We now have all the components for the first and most important data feed you will give to your CEO. Marketing Activity + Sales Activity = Money.

Every subsequent report you deliver will have complementary information relating to the above - such as market share, margin, volume growth etc - but the primary report is a solid foundation for your CEO to measure his or her performance against.

The beauty of this is that this report is going to keep all the other C words busy enough to leave you alone. If marketing spend doesn’t result in a sales peak then questions will be asked. If the sales activity is not resulting in enough money, the sales guy has a job to do. Is money out exceeding money in? The the CFO needs to break out the budget hatchet.

Put it on their iPad, in pretty colours, pimp it out with data from public APIs and, most importantly, make it theirs. Give it a user experience that caters to the CFO, make sure it uses language your finance bod uses.

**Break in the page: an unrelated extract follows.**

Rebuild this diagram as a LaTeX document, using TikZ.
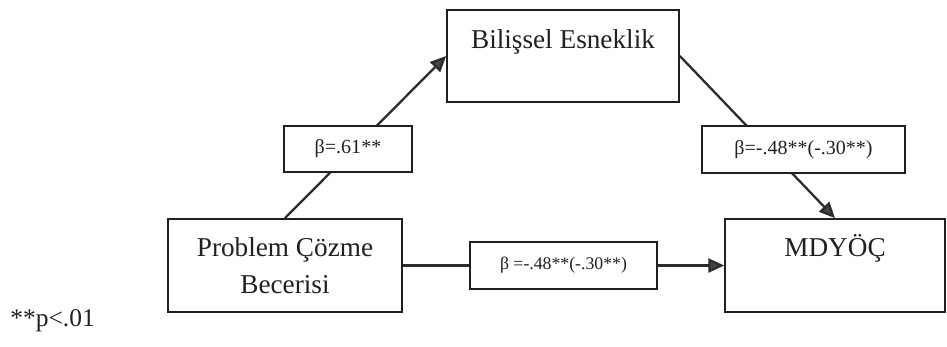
\documentclass[tikz,border=0pt]{standalone}
\usepackage{fontspec}
\setmainfont{Liberation Serif}
\usepackage{tikz}
\usetikzlibrary{arrows.meta}
\usetikzlibrary{positioning}
\definecolor{ink}{HTML}{231F20}
\definecolor{wire}{HTML}{2B2B2B}
\definecolor{tip}{HTML}{444444}
\tikzset{>={Triangle[length = 9pt, width = 8pt, fill = tip]}}
\tikzstyle{var} = [draw = ink, line width = 1pt, text = ink, inner sep = 0, align = center, font = \fontsize{15.5}{21}\selectfont]
\tikzstyle{coef} = [draw = ink, line width = 0.9pt, fill = white, text = ink, inner sep = 0, font = \fontsize{11.4}{13}\selectfont]
\tikzstyle{path} = [-, draw = wire, line width = 1.3pt]

\begin{document}
\begin{tikzpicture}[x = 0.02cm, y = -0.02cm]
\useasboundingbox (0, 0) rectangle (947, 347);
\node [var, minimum width = 232*0.02cm, minimum height = 92*0.02cm, text height = 11pt, text depth = 19pt] (be) at (563, 56) {Bilişsel Esneklik};
\node [var, minimum width = 234*0.02cm, minimum height = 93*0.02cm] (pce) at (285, 265.5) {Problem Çözme\\Becerisi};
\node [var, minimum width = 220*0.02cm, minimum height = 93*0.02cm, text height = 11pt, text depth = 21pt] (md) at (835, 265.5) {MDYÖÇ};
\draw [path, ->] (pce.north) to (be.west);
\draw [path, ->] (be.east) to (md.north);
\draw [path, ->] (pce.east) to (md.west);
\node [coef, minimum width = 128*0.02cm, minimum height = 46*0.02cm] (b1) at (348, 149) {β=.61**};
\node [coef, minimum width = 203*0.02cm, minimum height = 47*0.02cm] (b2) at (803.5, 149.5) {β=-.48**(-.30**)};
\node [coef, minimum width = 187*0.02cm, minimum height = 47*0.02cm, font = \fontsize{10.1}{12}\selectfont] (b3) at (563.5, 265.5) {β =-.48**(-.30**)};
\node [draw = none, text = ink, inner sep = 0, anchor = base west, font = \fontsize{14.5}{17}\selectfont] (note) at (10, 327) {**p<.01};
\end{tikzpicture}
\end{document}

Over time you will be able to use this same approach to generate equally customised and relevant data feeds for the other C Words (except the R&D guy, ignore him) that will get you a seat at the big table and hopefully you will avoid hearing the words:

CEO: Where is the CIO?
CFO: “The CIO is sleeping.”
CEO: “Well I guess you’re gonna have to go wake him up now, won’t you?” ®

Warren Burns has held senior global roles at Universal Music and the consumer goods giant Unilever, where he served as Head of Innovation and was responsible for leading the Global Innovation practice and was instrumental in delivering high profile projects such as the future Ice Cream Cabinet.

Warren also holds advisory board positions for a number of Australian businesses and is a research associate for the Leading Edge Forum Executive Advisory Programme.

His consultancy, BurnsRED, helps customers understand how emerging technology will impact their business.

Bootnotes

Time for some disclaimers. The views contained in this article are the views of my employer. As I am my employer it would be weird if they didn’t.

In an age when industrial equipment is required to have a sticker that says “Not for internal use” I feel compelled to point out than very little of my advice is designed to be taken literally.

I do, from time to time, make up words. I feel no guilt about this.

Some people may find the term “C Word” offensive, it is their sick mind that has made this the case; the term obviously refers to people who have “chief” in their title. Filthy buggers.

In no way am I implying that heads of sales divisions have substance abuse problems, it is a trick I learned through trial-and-error. I don’t understand the science behind it.